- Born: 19 April 1939 (age 86) Eindhoven, Netherlands
- Education: Royal Academy of Art Jan Van Eyck Academy
- Known for: Art

= Jan Martens =

Dutch painter (born 1939)

Jan Martens (born 19 April 1939, in Eindhoven) is a Dutch painter.

Jan Martens studied at the Academy of Visual Arts (The Hague, 1954–1959) under the direction of Kees Bol, among others, and at the Jan van Eyck Academy (Maastricht 1961–1966). In the time between the two schooling periods, he made his living as a graphic designer and silkscreen printer. The second degree developed his fine arts skills, and he specialized in painting and sculpture. While a student, Martens spent time travelling abroad and so became acquainted with classical Greece, Islamic Morocco and classical Italy.

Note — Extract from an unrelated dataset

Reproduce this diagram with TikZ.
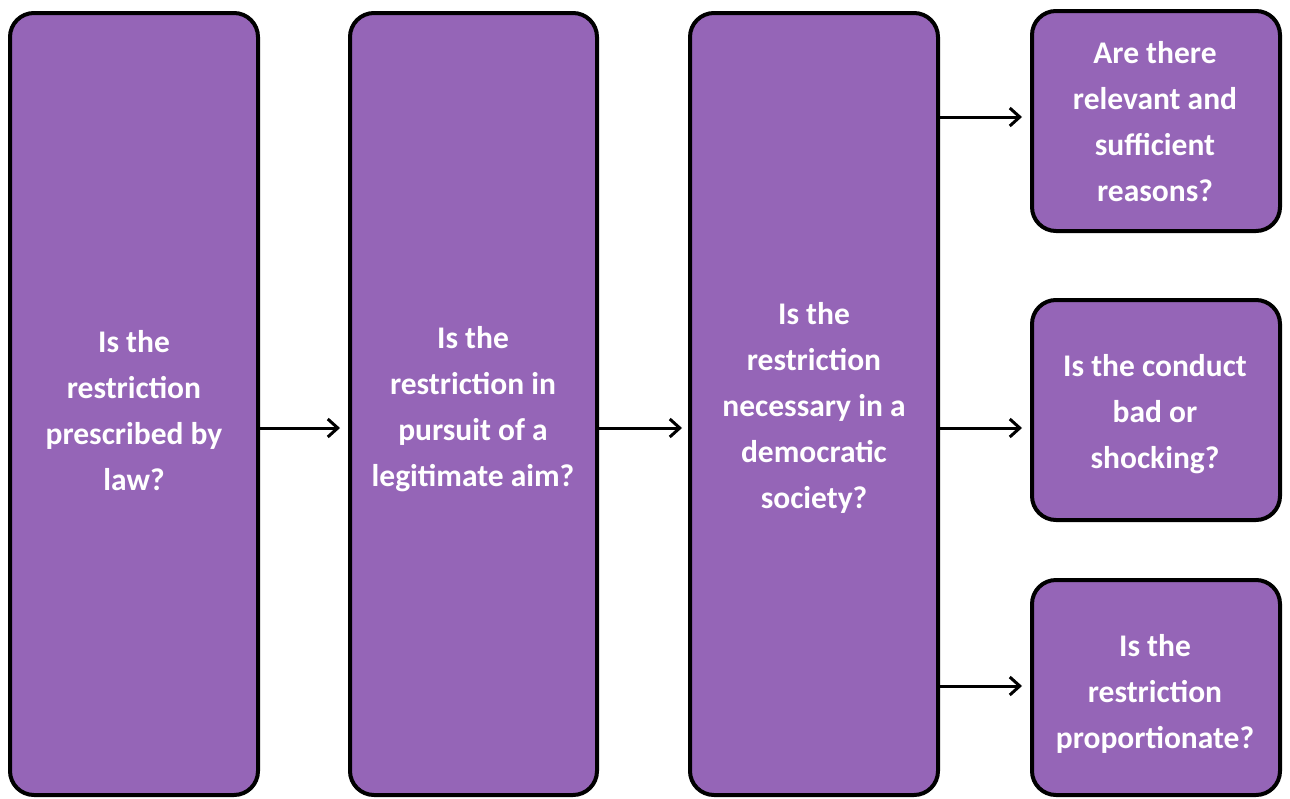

Marten's first artistic period was marked by Abstract Expressionism and Pop Art, producing “Mechanical Landscapes”, but also works inspired by Classical culture, such as "Il Ritorno d’Úlise". Even at that time, his painting demonstrated his characteristically baroque use of colors, in combination with transparent layers. A second is deemed by some more mature. Kimono, fans, and oriental motifs spread all over the canvas reflected his fascination for the East, especially Japan. The last works in this series are called “Magiciens de la Terre”, “Atmospheric Phenomena”, and “The Protecting Veil.” These paintings include highly poetical images with mystic elements in a mixed-media technique.

Martens taught drawing and painting at the Art Academy of Maastricht (1967–1985) and later taught the same disciplines at the Academy of Industrial Design in Eindhoven (1986). In addition, Martens won several prizes, including the Prize for Monumental Art of Sittard and Valkenburg (1966), the Encouragement Prize for Easel Painting, Eindhoven (1968), the bronze medal at the Europe Prize for Easel Painting, Ostende (1976), and has participated as a jury member at the Zollner Art contest (1991). Martens has been a member of the Professional Association of Visual Artists (B.B.K.) since 1966, the Foundation Art and Culture (Stichting Kunst & Cultuur) Limburg, Maastricht since 1992, and the Foundation Symbiose unit Art and Culture (Stichting Symbiose unit Kunst & Cultuur, 1996–1999). The artist lived in Eindhoven (1968–74), and then moved to Roermond, where he currently lives.